▸ **Collected data**:
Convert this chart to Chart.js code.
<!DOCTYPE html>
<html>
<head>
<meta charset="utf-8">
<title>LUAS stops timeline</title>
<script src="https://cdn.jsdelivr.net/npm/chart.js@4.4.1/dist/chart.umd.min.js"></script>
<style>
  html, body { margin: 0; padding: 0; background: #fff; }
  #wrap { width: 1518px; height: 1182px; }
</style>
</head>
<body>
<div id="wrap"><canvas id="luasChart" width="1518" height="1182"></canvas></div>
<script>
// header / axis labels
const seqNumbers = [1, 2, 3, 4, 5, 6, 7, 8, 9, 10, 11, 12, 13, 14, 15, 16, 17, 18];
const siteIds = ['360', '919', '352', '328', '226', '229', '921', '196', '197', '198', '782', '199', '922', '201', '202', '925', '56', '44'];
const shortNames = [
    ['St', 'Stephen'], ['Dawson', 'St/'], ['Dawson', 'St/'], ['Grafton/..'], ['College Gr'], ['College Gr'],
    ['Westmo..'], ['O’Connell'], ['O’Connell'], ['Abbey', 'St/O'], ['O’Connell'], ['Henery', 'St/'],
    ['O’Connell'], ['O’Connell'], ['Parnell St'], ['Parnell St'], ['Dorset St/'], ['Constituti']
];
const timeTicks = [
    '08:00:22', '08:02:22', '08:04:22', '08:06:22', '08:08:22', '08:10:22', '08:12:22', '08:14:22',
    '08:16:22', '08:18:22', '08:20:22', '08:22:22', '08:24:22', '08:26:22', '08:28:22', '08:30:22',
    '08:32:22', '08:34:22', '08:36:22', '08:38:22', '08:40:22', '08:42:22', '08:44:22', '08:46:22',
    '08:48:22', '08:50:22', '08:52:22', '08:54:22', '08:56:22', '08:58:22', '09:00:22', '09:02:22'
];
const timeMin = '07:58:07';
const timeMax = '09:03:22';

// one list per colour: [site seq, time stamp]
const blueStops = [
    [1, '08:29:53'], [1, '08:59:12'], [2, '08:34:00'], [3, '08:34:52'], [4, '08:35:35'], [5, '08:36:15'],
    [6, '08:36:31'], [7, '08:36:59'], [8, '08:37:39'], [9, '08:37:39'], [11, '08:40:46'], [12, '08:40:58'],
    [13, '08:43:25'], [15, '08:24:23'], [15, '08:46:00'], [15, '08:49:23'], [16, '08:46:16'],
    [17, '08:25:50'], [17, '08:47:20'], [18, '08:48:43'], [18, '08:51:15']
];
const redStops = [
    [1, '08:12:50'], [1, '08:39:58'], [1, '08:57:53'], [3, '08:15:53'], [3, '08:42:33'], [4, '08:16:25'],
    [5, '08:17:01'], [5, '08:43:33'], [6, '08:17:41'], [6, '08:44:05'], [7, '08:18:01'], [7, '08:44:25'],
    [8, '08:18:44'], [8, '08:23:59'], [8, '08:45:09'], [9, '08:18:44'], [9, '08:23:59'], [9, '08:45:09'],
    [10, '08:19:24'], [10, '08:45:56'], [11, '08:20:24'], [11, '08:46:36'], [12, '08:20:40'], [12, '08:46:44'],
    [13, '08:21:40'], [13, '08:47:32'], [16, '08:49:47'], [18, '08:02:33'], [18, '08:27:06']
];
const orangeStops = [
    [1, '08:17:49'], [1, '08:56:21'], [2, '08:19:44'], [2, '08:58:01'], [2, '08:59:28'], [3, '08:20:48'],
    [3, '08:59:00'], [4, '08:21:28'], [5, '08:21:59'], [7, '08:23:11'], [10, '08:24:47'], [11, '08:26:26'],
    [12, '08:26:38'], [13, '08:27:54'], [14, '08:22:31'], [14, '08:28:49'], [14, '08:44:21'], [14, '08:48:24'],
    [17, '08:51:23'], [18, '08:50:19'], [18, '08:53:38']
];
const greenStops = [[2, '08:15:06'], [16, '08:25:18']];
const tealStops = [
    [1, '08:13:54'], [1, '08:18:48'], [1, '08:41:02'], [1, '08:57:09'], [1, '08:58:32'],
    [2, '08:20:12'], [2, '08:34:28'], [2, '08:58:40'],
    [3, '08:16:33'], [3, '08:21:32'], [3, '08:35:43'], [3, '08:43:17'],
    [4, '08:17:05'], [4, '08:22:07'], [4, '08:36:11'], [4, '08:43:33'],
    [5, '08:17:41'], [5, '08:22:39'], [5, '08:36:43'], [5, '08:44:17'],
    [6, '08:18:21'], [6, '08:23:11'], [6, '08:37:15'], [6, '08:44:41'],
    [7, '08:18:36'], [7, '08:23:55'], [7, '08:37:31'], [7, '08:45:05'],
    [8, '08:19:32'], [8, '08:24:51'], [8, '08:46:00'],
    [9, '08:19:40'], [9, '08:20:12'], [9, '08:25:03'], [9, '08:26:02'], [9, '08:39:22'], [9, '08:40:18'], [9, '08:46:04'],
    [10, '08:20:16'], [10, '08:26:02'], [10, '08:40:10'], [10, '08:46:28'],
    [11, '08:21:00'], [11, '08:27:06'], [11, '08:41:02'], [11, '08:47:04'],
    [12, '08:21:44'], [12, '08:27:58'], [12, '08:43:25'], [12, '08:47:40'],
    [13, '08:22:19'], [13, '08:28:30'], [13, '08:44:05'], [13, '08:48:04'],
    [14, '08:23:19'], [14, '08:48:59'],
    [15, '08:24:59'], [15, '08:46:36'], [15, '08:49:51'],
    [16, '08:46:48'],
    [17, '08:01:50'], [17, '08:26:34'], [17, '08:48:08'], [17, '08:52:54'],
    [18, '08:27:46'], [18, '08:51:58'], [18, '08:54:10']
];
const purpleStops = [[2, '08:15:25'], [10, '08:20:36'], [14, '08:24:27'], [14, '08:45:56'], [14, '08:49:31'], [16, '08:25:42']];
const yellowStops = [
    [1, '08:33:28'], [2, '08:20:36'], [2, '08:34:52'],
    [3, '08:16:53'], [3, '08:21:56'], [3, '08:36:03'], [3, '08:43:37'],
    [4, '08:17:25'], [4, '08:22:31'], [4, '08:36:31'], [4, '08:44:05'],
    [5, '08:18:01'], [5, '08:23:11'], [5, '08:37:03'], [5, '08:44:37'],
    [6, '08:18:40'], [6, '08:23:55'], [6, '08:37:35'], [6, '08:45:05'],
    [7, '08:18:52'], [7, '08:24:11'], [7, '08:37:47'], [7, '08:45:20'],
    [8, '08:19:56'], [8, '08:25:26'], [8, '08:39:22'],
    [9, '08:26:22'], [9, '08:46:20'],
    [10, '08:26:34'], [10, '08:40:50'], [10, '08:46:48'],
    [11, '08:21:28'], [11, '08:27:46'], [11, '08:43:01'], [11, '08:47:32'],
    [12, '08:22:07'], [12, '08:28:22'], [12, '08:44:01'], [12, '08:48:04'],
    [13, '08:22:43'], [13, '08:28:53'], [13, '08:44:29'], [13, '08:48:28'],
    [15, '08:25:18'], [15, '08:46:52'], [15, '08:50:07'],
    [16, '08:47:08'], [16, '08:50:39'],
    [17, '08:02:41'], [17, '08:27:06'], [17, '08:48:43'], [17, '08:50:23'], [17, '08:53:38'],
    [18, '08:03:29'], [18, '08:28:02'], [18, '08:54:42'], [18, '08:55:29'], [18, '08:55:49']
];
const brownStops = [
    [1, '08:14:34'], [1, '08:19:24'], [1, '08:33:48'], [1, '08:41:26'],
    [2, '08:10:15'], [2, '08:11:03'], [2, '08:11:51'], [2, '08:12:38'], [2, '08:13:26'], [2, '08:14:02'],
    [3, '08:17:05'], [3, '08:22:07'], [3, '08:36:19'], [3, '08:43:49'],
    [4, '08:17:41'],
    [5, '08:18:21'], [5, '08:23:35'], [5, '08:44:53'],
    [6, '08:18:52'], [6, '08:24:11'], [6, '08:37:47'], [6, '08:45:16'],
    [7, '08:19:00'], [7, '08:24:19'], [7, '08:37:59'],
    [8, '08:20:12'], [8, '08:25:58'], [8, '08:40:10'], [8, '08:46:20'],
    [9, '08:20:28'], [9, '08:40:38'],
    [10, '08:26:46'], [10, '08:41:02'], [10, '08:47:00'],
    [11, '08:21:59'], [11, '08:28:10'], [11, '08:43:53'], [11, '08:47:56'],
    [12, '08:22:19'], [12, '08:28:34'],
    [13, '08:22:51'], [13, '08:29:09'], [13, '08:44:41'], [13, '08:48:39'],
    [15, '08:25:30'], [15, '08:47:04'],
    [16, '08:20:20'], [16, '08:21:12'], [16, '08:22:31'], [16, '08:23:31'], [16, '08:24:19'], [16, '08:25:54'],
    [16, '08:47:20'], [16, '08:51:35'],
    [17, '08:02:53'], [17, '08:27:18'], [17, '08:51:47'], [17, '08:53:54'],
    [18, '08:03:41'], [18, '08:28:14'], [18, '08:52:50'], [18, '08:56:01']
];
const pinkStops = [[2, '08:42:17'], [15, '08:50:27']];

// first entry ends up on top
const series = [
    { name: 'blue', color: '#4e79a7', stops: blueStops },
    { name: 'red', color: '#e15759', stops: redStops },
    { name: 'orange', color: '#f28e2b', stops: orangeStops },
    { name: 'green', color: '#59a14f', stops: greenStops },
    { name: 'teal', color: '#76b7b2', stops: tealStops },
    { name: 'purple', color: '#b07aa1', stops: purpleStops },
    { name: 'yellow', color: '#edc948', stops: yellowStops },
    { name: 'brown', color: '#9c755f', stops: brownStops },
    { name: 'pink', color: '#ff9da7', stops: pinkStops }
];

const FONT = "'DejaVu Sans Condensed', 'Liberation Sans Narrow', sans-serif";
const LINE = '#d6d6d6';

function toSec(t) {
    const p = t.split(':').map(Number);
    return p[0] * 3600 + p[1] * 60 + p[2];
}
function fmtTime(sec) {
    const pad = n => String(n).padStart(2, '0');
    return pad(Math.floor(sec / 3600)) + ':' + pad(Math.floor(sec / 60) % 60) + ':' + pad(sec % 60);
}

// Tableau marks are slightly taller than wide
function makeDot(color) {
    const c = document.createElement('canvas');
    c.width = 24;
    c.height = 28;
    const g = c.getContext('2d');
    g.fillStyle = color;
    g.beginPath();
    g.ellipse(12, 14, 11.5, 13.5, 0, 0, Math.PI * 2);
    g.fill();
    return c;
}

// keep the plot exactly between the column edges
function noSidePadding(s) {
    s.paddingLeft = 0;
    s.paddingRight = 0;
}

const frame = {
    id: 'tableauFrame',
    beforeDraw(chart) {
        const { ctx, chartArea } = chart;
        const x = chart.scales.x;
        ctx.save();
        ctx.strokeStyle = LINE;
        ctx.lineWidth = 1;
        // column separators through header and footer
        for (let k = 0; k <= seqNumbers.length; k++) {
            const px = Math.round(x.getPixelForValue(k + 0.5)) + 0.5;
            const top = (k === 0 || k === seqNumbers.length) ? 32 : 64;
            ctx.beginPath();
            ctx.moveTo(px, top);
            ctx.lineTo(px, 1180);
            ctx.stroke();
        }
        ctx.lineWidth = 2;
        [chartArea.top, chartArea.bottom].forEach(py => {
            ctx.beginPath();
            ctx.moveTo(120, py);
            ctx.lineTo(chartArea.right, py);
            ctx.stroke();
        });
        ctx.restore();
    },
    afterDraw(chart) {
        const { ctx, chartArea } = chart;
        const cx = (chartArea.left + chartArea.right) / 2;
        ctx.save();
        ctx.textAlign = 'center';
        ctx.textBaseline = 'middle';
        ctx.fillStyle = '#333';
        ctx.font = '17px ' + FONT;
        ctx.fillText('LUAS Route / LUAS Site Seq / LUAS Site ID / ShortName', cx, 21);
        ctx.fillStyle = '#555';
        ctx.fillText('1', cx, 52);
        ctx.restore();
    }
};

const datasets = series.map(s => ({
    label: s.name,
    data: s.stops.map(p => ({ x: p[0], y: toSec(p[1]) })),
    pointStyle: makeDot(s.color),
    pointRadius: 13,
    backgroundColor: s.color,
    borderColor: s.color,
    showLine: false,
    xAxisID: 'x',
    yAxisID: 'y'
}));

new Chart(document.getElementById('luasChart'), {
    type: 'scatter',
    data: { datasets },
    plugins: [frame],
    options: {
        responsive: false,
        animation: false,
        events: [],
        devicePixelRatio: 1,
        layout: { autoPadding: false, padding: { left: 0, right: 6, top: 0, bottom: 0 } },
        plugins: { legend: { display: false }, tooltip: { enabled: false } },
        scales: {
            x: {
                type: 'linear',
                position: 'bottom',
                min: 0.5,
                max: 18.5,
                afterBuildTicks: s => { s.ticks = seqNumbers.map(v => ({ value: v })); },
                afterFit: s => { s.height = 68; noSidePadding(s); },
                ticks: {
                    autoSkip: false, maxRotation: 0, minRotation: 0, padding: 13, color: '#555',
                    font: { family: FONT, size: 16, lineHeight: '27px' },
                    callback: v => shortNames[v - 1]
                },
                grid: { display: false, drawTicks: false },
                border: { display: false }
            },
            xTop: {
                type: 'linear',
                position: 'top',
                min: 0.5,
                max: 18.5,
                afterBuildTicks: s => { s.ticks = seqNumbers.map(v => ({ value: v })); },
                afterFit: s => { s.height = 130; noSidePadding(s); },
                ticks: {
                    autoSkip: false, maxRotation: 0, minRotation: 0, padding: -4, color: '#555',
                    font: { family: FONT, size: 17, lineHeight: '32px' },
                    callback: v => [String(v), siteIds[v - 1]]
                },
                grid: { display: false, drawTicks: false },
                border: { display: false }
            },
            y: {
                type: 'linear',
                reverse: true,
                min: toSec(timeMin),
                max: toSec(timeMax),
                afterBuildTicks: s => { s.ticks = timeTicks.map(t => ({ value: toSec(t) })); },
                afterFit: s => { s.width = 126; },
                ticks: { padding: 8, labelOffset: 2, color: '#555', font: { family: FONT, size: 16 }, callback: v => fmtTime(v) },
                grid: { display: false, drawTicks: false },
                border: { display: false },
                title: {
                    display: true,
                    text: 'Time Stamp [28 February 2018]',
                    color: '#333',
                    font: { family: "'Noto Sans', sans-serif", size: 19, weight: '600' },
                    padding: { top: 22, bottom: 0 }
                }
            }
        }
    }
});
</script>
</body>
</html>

▸ **What you have to do**: Reprint the data above from the opening line to the line holding "const timeMax = '09:03:22';", inclusive, and nothing else.

▸ **Exercise answer**:
Convert this chart to Chart.js code.
<!DOCTYPE html>
<html>
<head>
<meta charset="utf-8">
<title>LUAS stops timeline</title>
<script src="https://cdn.jsdelivr.net/npm/chart.js@4.4.1/dist/chart.umd.min.js"></script>
<style>
  html, body { margin: 0; padding: 0; background: #fff; }
  #wrap { width: 1518px; height: 1182px; }
</style>
</head>
<body>
<div id="wrap"><canvas id="luasChart" width="1518" height="1182"></canvas></div>
<script>
// header / axis labels
const seqNumbers = [1, 2, 3, 4, 5, 6, 7, 8, 9, 10, 11, 12, 13, 14, 15, 16, 17, 18];
const siteIds = ['360', '919', '352', '328', '226', '229', '921', '196', '197', '198', '782', '199', '922', '201', '202', '925', '56', '44'];
const shortNames = [
    ['St', 'Stephen'], ['Dawson', 'St/'], ['Dawson', 'St/'], ['Grafton/..'], ['College Gr'], ['College Gr'],
    ['Westmo..'], ['O’Connell'], ['O’Connell'], ['Abbey', 'St/O'], ['O’Connell'], ['Henery', 'St/'],
    ['O’Connell'], ['O’Connell'], ['Parnell St'], ['Parnell St'], ['Dorset St/'], ['Constituti']
];
const timeTicks = [
    '08:00:22', '08:02:22', '08:04:22', '08:06:22', '08:08:22', '08:10:22', '08:12:22', '08:14:22',
    '08:16:22', '08:18:22', '08:20:22', '08:22:22', '08:24:22', '08:26:22', '08:28:22', '08:30:22',
    '08:32:22', '08:34:22', '08:36:22', '08:38:22', '08:40:22', '08:42:22', '08:44:22', '08:46:22',
    '08:48:22', '08:50:22', '08:52:22', '08:54:22', '08:56:22', '08:58:22', '09:00:22', '09:02:22'
];
const timeMin = '07:58:07';
const timeMax = '09:03:22';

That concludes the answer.